ARTISTS AND MODELS (FILM/VIDEO/AUDIO): C/A/A-
MAN ABOUT TOWN (FILM/VIDEO/AUDIO): B-/A/A-

Bonus materials on the Region A Blu-ray release from Kino Lorber Studio Classics include the following:

  • Audio Commentary for Artists and Models by Eddy Von Mueller
  • Audio Commentary for Man About Town by Paul Anthony Nelson and Lee Zachariah
  • Trailers:
    • Artists ands Models (2:03)
    • Man About Town (1:56)
    • Never Say Die (:55)
    • Desire (2:50)
    • The Good Fairy (2:46)
    • The Gilded Lady (2:44)
    • Love Me Tonight (1:46)
    • I’m No Angel (1:58)
    • The Old Fashioned Way (2:37)
    • Road to Morocco (2:13)

Audio Commentary for Artists and Models – Film historian Eddy Von Mueller says that the title sequence is like a theatrical program. Artists and Models premiered on Broadway on March 24, 1927. The film, made ten years later, is a “fascinating snapshot of American culture and mass entertainment in the 1930s.” By the latter part of the 1930s, the United States had developed a shared national culture based on entertainment made possible by mass media. There was “a little something for everyone.” The real Broadway is parodied in the opening number, Sasha Pasha. The film is a vaudevillian celebration. Mueller points out that there’s little chemistry between the two women and Jack Benny in their “romances.” Overviews are provided on the careers of Ida Lupino, Judy Canova, Connee Boswell, Richard Arlen, and Martha Raye. After she left Paramount, Lupino would star in the Warner Bros. features High Sierra and They Drive By Night, both co-starring Humphrey Bogart. She became a trail-blazing director of movies and television in the post-war period. Director Raoul Walsh was best known for Westerns and directed John Wayne in The Big Trail. Speaking about the Public Melody No. 1 number, Mueller notes that Harlem was an “alternative pop culture space for persons of color to inhabit.” It fused musicality, sensuality, and criminality. Martha Raye was new at Paramount at the time and was mostly used in comic roles.
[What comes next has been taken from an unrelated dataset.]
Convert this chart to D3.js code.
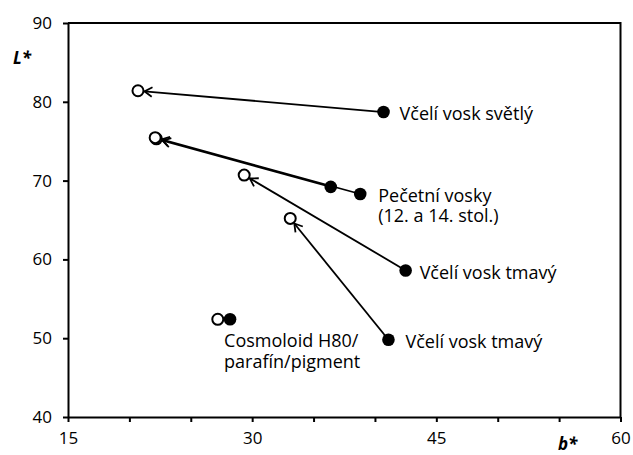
<!DOCTYPE html>
<html>
<head>
<meta charset="utf-8">
<script src="https://cdn.jsdelivr.net/npm/d3@7"></script>
<style>
  html, body { margin: 0; padding: 0; background: #fff; }
  svg { display: block; font-family: "Open Sans", "Noto Sans", sans-serif; }
</style>
</head>
<body>
<svg id="chart" width="633" height="455"></svg>
<script>
// CIELAB measurements: b* (yellowness) vs L* (lightness), before (filled) and after (open)
const groups = ["Včelí vosk světlý", "Pečetní vosky A", "Pečetní vosky B", "Včelí vosk tmavý 1", "Včelí vosk tmavý 2", "Cosmoloid"];
const beforeB = [40.7, 36.4, 38.8, 42.5, 41.1, 28.2];
const beforeL = [78.7, 69.2, 68.3, 58.6, 49.8, 52.4];
const afterB  = [20.7, 22.2, 22.1, 29.35, 33.1, 27.2];
const afterL  = [81.4, 75.3, 75.45, 70.7, 65.2, 52.4];

const xTicks = [15, 20, 25, 30, 35, 40, 45, 50, 55, 60];
const xLabels = [15, 30, 45, 60];
const yTicks = [40, 50, 60, 70, 80, 90];

// label text lines, each tied to a measured point
const labelLines = [
  ["Včelí vosk světlý"],
  ["Pečetní vosky", "(12. a 14. stol.)"],
  ["Včelí vosk tmavý"],
  ["Včelí vosk tmavý"],
  ["Cosmoloid H80/", "parafín/pigment"]
];
const labelPoint = [0, 2, 3, 4, 5];

const svg = d3.select("#chart");
const margin = { left: 68, right: 12.5, top: 23, bottom: 38 };
const W = 633, H = 455;

const x = d3.scaleLinear().domain([15, 60]).range([margin.left, W - margin.right]);
const y = d3.scaleLinear().domain([40, 90]).range([H - margin.bottom, margin.top]);

// frame (top and right edges)
svg.append("path")
  .attr("d", `M${x(15)},${y(90)}H${x(60)}V${y(40)}`)
  .attr("fill", "none").attr("stroke", "#000").attr("stroke-width", 2);

const xAxis = d3.axisBottom(x)
  .tickValues(xTicks)
  .tickFormat(d => xLabels.includes(d) ? d : "")
  .tickSizeInner(5).tickSizeOuter(0).tickPadding(10);
const gx = svg.append("g").attr("transform", `translate(0,${y(40)})`).call(xAxis);

const yAxis = d3.axisLeft(y)
  .tickValues(yTicks)
  .tickSizeInner(5).tickSizeOuter(0).tickPadding(11);
const gy = svg.append("g").attr("transform", `translate(${x(15)},0)`).call(yAxis);

[gx, gy].forEach(g => {
  g.select(".domain").attr("stroke-width", 2);
  g.selectAll(".tick line").attr("stroke-width", 2);
  g.selectAll("text").attr("font-size", 17).attr("fill", "#000")
    .attr("font-family", "'Open Sans', sans-serif");
});

// axis titles
svg.append("text").attr("x", 13).attr("y", 64)
  .attr("font-size", 17).attr("font-weight", "bold").attr("font-style", "italic")
  .text("L*");
svg.append("text").attr("x", 558).attr("y", 450)
  .attr("font-size", 17).attr("font-weight", "bold").attr("font-style", "italic")
  .text("b*");

const rOpen = 5.5, rFill = 6.3, head = 9, spread = 0.55;

// arrows from filled to open points
groups.forEach((g, i) => {
  const x0 = x(beforeB[i]), y0 = y(beforeL[i]);
  const x1 = x(afterB[i]), y1 = y(afterL[i]);
  const dx = x1 - x0, dy = y1 - y0, len = Math.hypot(dx, dy);
  if (len < rOpen + rFill + head) return;
  const ux = dx / len, uy = dy / len;
  const tx = x1 - ux * (rOpen + 1), ty = y1 - uy * (rOpen + 1);
  svg.append("line")
    .attr("x1", x0).attr("y1", y0).attr("x2", tx).attr("y2", ty)
    .attr("stroke", "#000").attr("stroke-width", 1.8);
  const ang = Math.atan2(uy, ux);
  const p1 = [tx - head * Math.cos(ang - spread), ty - head * Math.sin(ang - spread)];
  const p2 = [tx - head * Math.cos(ang + spread), ty - head * Math.sin(ang + spread)];
  svg.append("path")
    .attr("d", `M${p1[0]},${p1[1]}L${tx},${ty}L${p2[0]},${p2[1]}`)
    .attr("fill", "none").attr("stroke", "#000").attr("stroke-width", 1.8)
    .attr("stroke-linejoin", "miter");
});

// open circles (after)
svg.selectAll("circle.after").data(groups).enter().append("circle")
  .attr("class", "after")
  .attr("cx", (d, i) => x(afterB[i])).attr("cy", (d, i) => y(afterL[i]))
  .attr("r", rOpen).attr("fill", "#fff").attr("stroke", "#000").attr("stroke-width", 2);

// filled circles (before)
svg.selectAll("circle.before").data(groups).enter().append("circle")
  .attr("class", "before")
  .attr("cx", (d, i) => x(beforeB[i])).attr("cy", (d, i) => y(beforeL[i]))
  .attr("r", rFill).attr("fill", "#000");

// labels beside their points, one text element per line
const labelOffset = [[16, 8], [18, 8], [14, 8.5], [17, 8], [-6, 28]];
const lineStep = 20.5;
labelLines.forEach((lines, k) => {
  const i = labelPoint[k];
  lines.forEach((s, j) => {
    svg.append("text")
      .attr("x", x(beforeB[i]) + labelOffset[k][0])
      .attr("y", y(beforeL[i]) + labelOffset[k][1] + j * lineStep)
      .attr("font-size", 18).attr("fill", "#000")
      .text(s);
  });
});
</script>
</body>
</html>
Audio Commentary for Man About Town – Film historians Paul Anthony Nelson and Lee Zachariah share this commentary. They provide an overview of Jack Benny’s life and career. Though he’s largely forgotten today, they remind us that he was huge in pop culture from 1932 to 1965, first on radio and later television. He hosted the Oscars when it was broadcast on radio. Playing the violin miserably was part of Benny’s professional persona, though he did study the instrument seriously for years. He dropped out of school at age 16 and created a solo act playing the violin in vaudeville houses. He later incorporated comedy during a stint entertaining fellow servicemen in the navy. Dorothy Lamour was a band singer who went to Hollywood but initially did not break into movies. She had her own radio show, eventually got a test at Paramount, and was signed when she was 21. The Jungle Princess made her a star immediately. Her unique appearance was responsible for her being cast in exotic roles and she became known as “the sarong girl.” Though Gracie Allen was supposed to star in Road to Singapore, the first of the road movies, ultimately the role went to Lamour, who became a fixture in the series for many years. Man About Town takes place in London but was shot entirely in California. Eddie “Rochester” Anderson and Phil Harris, regulars from Benny’s radio show, are prominent in the cast. Anderson had a significant role, a sassy manner with Benny, and a story line of his own at a time when Black performers were relegated to minor parts as servants. While nominally following orders, Rochester mostly does as he pleases, driving the boss’ car on his own errands, smoking the boss’ cigars, and offering endless contradictions and sarcasm.

Though hardly a comedy classic as the title of the collection declares, Man About Town holds up better than Artists and Models. Both pictures offer viewers a chance to experience Jack Benny. Neither film captures fully the persona Benny conveyed on radio and television. Both use slight comic plots to string together disparate song and dance numbers in an attempt to broaden their audiences.